I'm not sure this entirely answers the question. A lot of people I meet with aversions to sacrafice wouldn't disagree with any of what you said, but...

It is my understanding that some level of desire to sacrafice yourself for the good of others is a good thing. We have reasons to promote in others a desire to sacrafice themselves for the good of the community (a collection of interdependant individuals). We want someone to have the desire to give their own life if it means saving the lives of a thousand of his friends & neighbors. Likewise, others also have reasons for instilling that same desire in us.

Most people who loudly trumpt the importance of the individual over the community not only lack this desire, they have an aversion to anyone else having such a desire either.

Personally I believe thier arguements are incoherent, because if they are willing to sacrafice themselves for even two people (which I'm assuming most of them would) then their argument is hypocritical. I think it's supposed to be some sort of bulwark to argue against taxes. Some of the points are legitimate, but they tend to cling to this anti-helping-others stance so extremely that they often become people you really wouldn't want to know.

SMcK said...

"This does not imply that it is always wrong to sacrifice the interests of some individuals for the sake of other people. In fact, we do it all the time.
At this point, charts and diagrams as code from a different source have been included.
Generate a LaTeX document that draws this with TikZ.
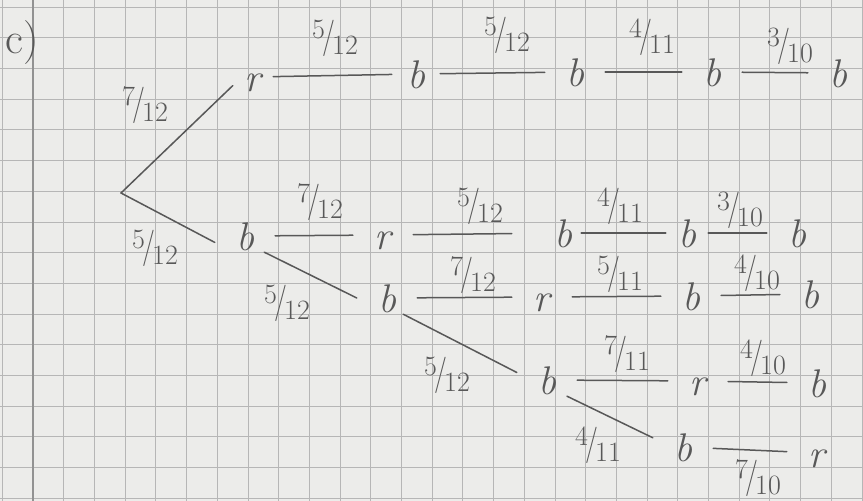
\documentclass[tikz,border=0pt]{standalone}
\usepackage{fontspec,graphicx}
\definecolor{paper}{RGB}{236,236,234}
\definecolor{gridline}{RGB}{182,182,182}
\definecolor{pencil}{RGB}{88,88,88}
\newcommand{\sfr}[2]{\raisebox{.3em}{#1}\kern-.1em\scalebox{1}[1.3]{/}\kern-.1em\raisebox{-.25em}{#2}}

\begin{document}
\begin{tikzpicture}[x=1pt,y=-1pt,
  leaf/.style={inner sep=2pt,minimum width=60pt,text height=28pt,text depth=0pt,text=pencil,font=\fontsize{40}{48}\selectfont\itshape},
  prob/.style={inner sep=0pt,text=pencil,font=\fontsize{28}{33.6}\selectfont},
  branch/.style={draw=pencil,line width=1.5pt,line cap=round}]
\path[use as bounding box] (0,0) rectangle (863,501);
\fill[paper] (0,0) rectangle (863,501);
% squared paper
\foreach \i in {-1,...,27} \draw[gridline,line width=0.8pt] (33+30.7*\i,0) -- (33+30.7*\i,501);
\foreach \j in {0,...,16} \draw[gridline,line width=0.8pt] (0,7+30.7*\j) -- (863,7+30.7*\j);
\draw[gridline!80!black,line width=1.2pt] (33,0) -- (33,501);
\node[inner sep=0pt,text=pencil,font=\fontsize{44}{52}\selectfont] (part) at (22,43) {c)};
% tree
\coordinate (o) at (121,193);
\node[leaf,minimum width=40pt] (r1) at (253,77) {r};
\node[leaf,minimum width=48pt] (rb1) at (416,74) {b};
\node[leaf] (rb2) at (575,72) {b};
\node[leaf] (rb3) at (712,72) {b};
\node[leaf] (rb4) at (838,73) {b};
\node[leaf] (b1) at (245,236) {b};
\node[leaf] (r2) at (383,235) {r};
\node[leaf,minimum width=36pt] (b2a) at (563,233) {b};
\node[leaf,minimum width=42pt] (b2b) at (687,233) {b};
\node[leaf] (b2c) at (797,233) {b};
\node[leaf] (bB) at (387,298) {b};
\node[leaf] (rB) at (542,297) {r};
\node[leaf] (bB2) at (691,296) {b};
\node[leaf] (bB3) at (810,294) {b};
\node[leaf] (bC) at (547,380) {b};
\node[leaf] (rC) at (698,381) {r};
\node[leaf] (bC2) at (817,383) {b};
\node[leaf] (bD) at (683,447) {b};
\node[leaf] (rD) at (817,453) {r};
% branches
\draw[branch] (o) -- (r1.203);
\draw[branch] (o) -- (b1.192);
\draw[branch] (r1) -- (rb1);
\draw[branch] (rb1) -- (rb2);
\draw[branch] (rb2) -- (rb3);
\draw[branch] (rb3) -- (rb4);
\draw[branch] (b1) -- (r2);
\draw[branch,shorten >=33pt] (r2) -- (b2a);
\draw[branch] (b2a) -- (b2b);
\draw[branch] (b2b) -- (b2c);
\draw[branch] (b1.-40) -- (bB.west);
\draw[branch] (bB) -- (rB);
\draw[branch] (rB) -- (bB2);
\draw[branch] (bB2) -- (bB3);
\draw[branch] (bB.-45) -- (bC.166);
\draw[branch] (bC) -- (rC);
\draw[branch] (rC) -- (bC2);
\draw[branch] (bC.-39) -- (bD.163);
\draw[branch] (bD) -- (rD);
% probabilities
\node[prob] (q1) at (145,105) {\sfr{7}{12}};
\node[prob] (q2) at (155,248) {\sfr{5}{12}};
\node[prob] (q3) at (335,38) {\sfr{5}{12}};
\node[prob] (q4) at (507,35) {\sfr{5}{12}};
\node[prob] (q5) at (652,37) {\sfr{4}{11}};
\node[prob] (q6) at (790,46) {\sfr{3}{10}};
\node[prob] (q7) at (320,202) {\sfr{7}{12}};
\node[prob] (q8) at (480,206) {\sfr{5}{12}};
\node[prob] (q9) at (620,206) {\sfr{4}{11}};
\node[prob] (q10) at (740,210) {\sfr{3}{10}};
\node[prob] (q11) at (287,303) {\sfr{5}{12}};
\node[prob] (q12) at (473,275) {\sfr{7}{12}};
\node[prob] (q13) at (620,274) {\sfr{5}{11}};
\node[prob] (q14) at (757,273) {\sfr{4}{10}};
\node[prob] (q15) at (447,375) {\sfr{5}{12}};
\node[prob] (q16) at (627,354) {\sfr{7}{11}};
\node[prob] (q17) at (763,358) {\sfr{4}{10}};
\node[prob] (q18) at (598,445) {\sfr{4}{11}};
\node[prob] (q19) at (758,478) {\sfr{7}{10}};
\end{tikzpicture}
\end{document}
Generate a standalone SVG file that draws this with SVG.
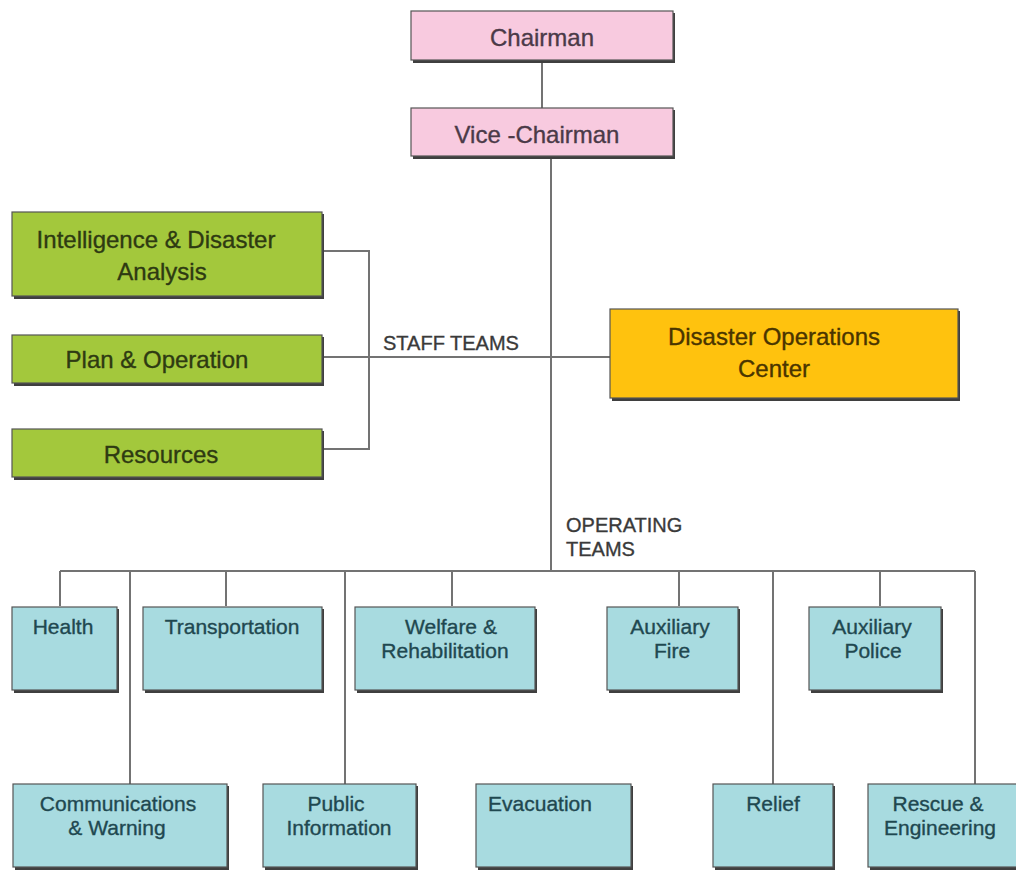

We have a prison and court system that every honest person knows does harm to the interests of a lot of innocent people.

"However, we know that it would be foolish for us to abolish it, and to accept only a prison and court system that guarantees without the possibility of error that no innocent person will be punished. We know that we are doing harm to innocent people for the sake of the community, but we do so anyway."

Are you arguing for a "lesser evil" approach to individual right-deprivation, then?

Eneasz said...

Are you arguing for a "lesser evil" approach to individual right-deprivation, then?

Is the alternative greater evil? If your choices are between less evil or more evil, the ultimate answer seems obvious, as hard as it may be to accept any evil.